■ The problem
Pictures are excluded. Copy exactly, and only, the lines from the one containing "Generate a Python" through the one containing "seq_len = list(range(10, 1001, 10))", both ends included.

— START —

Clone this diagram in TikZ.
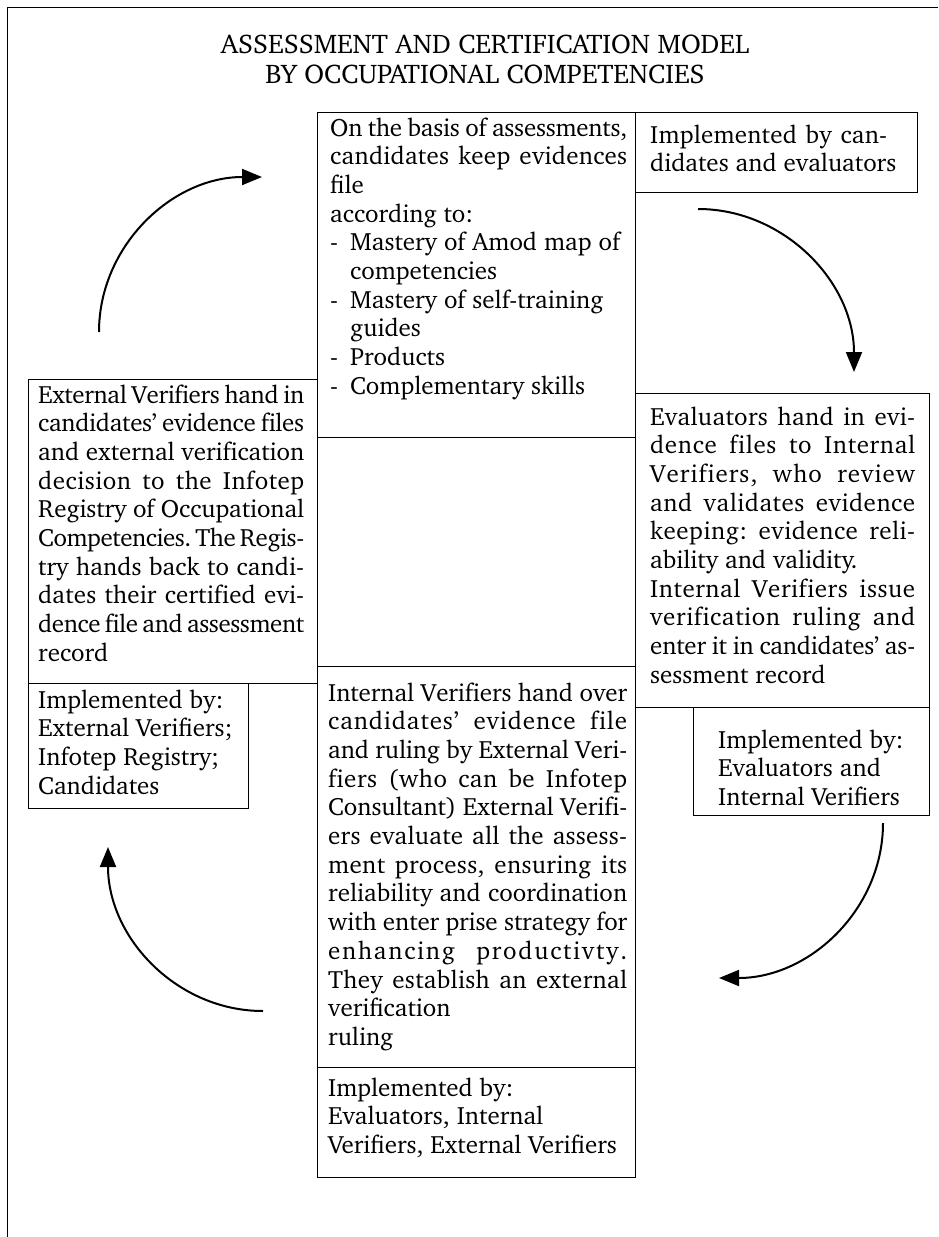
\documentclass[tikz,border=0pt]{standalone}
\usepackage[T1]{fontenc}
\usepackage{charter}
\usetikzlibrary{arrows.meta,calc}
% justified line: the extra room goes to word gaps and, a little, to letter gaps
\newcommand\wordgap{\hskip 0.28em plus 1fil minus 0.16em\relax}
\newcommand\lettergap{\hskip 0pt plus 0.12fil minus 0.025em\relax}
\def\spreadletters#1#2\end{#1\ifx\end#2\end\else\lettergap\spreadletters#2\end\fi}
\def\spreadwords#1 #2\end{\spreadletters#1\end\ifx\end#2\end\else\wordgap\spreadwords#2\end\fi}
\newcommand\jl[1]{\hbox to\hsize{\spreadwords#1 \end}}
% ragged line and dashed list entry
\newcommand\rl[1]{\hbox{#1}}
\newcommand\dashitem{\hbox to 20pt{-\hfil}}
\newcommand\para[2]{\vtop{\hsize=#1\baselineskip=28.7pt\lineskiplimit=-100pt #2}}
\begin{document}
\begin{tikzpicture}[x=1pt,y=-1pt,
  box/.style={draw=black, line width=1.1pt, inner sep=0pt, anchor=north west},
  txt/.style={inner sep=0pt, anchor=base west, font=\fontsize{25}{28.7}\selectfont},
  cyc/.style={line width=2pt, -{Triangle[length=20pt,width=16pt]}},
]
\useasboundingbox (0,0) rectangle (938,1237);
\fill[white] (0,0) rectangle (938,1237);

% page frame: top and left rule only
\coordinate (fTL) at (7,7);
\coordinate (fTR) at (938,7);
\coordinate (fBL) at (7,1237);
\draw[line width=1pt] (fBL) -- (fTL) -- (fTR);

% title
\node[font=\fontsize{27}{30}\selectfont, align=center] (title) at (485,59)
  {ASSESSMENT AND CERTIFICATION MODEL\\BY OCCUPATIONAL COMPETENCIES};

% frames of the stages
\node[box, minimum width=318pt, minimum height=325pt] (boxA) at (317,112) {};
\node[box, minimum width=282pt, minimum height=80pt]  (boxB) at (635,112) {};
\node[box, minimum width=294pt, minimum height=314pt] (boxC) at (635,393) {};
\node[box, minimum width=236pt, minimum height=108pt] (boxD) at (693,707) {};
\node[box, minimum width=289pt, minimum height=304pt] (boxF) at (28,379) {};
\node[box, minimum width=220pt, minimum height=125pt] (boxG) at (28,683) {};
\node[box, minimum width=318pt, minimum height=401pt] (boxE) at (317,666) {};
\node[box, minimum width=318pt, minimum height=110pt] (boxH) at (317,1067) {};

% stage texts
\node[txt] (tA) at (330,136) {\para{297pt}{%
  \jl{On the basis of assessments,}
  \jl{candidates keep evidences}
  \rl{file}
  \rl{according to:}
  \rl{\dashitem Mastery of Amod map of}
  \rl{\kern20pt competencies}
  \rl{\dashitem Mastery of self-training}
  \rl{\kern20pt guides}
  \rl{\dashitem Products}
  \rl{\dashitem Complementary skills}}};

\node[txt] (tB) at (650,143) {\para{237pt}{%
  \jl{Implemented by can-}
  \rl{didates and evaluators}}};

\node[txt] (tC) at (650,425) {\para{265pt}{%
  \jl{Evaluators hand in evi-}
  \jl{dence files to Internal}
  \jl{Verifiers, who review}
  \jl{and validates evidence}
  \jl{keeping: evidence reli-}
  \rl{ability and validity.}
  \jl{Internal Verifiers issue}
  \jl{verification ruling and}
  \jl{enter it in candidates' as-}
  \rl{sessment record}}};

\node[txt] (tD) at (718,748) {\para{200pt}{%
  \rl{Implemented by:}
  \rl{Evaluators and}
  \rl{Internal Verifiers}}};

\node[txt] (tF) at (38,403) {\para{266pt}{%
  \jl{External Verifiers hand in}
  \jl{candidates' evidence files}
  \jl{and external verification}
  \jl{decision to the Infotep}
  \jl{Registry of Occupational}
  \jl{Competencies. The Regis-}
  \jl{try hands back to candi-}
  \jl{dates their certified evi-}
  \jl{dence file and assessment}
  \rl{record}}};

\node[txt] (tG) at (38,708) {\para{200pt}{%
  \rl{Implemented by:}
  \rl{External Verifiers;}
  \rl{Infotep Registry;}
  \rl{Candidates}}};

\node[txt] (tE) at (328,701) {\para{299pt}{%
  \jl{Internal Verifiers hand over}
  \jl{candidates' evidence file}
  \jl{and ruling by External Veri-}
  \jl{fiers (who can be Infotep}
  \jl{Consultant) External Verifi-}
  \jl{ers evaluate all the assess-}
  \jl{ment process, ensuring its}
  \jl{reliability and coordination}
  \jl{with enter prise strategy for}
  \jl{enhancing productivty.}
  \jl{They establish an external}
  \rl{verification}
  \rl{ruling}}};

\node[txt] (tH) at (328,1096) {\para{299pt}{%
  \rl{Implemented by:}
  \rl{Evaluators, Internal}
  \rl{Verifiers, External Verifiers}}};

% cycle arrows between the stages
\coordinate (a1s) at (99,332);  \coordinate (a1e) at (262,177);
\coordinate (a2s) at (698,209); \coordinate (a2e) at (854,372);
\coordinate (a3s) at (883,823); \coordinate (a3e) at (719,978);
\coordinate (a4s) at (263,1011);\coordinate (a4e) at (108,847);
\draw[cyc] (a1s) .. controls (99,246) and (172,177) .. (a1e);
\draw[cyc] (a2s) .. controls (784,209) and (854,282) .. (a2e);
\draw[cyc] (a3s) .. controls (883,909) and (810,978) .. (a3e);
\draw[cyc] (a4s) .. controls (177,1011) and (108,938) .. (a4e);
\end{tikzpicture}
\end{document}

— END —
— START —

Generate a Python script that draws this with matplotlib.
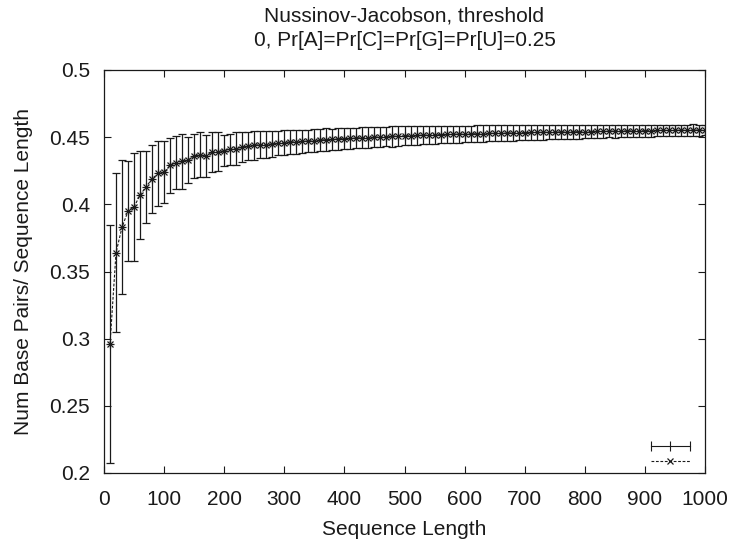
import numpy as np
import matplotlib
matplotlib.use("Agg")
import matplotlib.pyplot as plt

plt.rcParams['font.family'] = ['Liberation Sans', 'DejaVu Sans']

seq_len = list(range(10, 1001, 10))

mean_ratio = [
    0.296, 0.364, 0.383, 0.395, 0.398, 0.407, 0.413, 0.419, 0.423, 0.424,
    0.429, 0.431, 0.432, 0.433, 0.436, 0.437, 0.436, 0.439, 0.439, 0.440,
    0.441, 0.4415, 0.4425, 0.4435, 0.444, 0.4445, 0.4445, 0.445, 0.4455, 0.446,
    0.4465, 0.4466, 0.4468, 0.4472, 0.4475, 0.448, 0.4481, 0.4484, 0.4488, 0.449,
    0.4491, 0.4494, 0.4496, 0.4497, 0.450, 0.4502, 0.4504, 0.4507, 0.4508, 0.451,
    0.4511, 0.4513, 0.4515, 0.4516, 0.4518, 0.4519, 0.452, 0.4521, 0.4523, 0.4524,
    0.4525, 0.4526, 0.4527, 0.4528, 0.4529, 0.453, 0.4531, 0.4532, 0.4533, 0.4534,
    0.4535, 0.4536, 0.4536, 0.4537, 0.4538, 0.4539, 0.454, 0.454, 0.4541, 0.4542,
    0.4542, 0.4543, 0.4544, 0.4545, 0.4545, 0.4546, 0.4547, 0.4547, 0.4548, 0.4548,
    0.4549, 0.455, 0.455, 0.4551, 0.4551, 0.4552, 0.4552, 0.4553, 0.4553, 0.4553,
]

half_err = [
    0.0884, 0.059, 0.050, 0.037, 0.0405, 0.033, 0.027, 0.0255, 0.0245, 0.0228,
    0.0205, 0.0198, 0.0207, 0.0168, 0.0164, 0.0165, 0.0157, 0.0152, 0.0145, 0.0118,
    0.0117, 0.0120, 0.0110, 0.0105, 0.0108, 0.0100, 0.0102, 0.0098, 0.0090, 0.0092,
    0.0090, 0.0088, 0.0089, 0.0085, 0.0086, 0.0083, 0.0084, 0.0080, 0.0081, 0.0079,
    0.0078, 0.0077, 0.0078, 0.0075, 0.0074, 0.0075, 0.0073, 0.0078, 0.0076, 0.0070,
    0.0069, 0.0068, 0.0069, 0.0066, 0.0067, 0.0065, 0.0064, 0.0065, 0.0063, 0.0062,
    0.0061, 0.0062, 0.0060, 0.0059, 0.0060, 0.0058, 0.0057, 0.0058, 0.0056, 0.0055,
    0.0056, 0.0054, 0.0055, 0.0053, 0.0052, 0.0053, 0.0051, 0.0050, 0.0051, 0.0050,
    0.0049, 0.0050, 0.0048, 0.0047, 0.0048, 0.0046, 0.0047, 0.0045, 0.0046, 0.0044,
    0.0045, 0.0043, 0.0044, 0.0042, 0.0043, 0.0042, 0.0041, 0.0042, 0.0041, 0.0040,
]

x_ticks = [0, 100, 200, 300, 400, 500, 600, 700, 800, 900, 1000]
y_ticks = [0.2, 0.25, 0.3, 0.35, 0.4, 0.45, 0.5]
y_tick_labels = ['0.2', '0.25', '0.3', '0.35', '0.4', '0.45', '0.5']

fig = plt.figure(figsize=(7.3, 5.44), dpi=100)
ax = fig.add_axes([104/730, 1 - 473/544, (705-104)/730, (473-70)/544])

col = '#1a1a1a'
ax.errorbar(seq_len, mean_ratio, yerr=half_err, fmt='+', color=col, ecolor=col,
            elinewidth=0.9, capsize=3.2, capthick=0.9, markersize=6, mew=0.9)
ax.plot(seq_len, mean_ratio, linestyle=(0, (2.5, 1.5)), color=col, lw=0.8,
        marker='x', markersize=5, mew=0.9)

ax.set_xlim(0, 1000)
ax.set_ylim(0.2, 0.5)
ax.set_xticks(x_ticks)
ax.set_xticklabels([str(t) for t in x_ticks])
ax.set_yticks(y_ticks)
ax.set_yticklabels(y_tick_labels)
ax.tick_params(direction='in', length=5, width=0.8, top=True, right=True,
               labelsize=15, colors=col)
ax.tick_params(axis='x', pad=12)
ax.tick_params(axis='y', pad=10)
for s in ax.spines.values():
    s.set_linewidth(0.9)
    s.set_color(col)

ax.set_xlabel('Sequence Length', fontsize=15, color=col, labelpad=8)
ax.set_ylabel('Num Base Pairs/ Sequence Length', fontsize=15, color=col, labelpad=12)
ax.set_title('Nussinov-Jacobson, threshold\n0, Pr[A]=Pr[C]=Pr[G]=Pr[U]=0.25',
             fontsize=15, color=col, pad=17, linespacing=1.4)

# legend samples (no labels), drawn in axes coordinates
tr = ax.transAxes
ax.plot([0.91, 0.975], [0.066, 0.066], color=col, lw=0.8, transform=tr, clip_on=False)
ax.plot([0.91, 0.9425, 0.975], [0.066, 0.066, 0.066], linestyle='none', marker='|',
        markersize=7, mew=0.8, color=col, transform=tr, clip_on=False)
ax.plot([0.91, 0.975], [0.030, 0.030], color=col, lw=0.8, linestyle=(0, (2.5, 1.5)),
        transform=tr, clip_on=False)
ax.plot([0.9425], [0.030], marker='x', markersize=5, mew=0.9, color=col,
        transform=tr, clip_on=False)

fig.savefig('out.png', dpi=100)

— END —

■ Correct output
Generate a Python script that draws this with matplotlib.
import numpy as np
import matplotlib
matplotlib.use("Agg")
import matplotlib.pyplot as plt

plt.rcParams['font.family'] = ['Liberation Sans', 'DejaVu Sans']

seq_len = list(range(10, 1001, 10))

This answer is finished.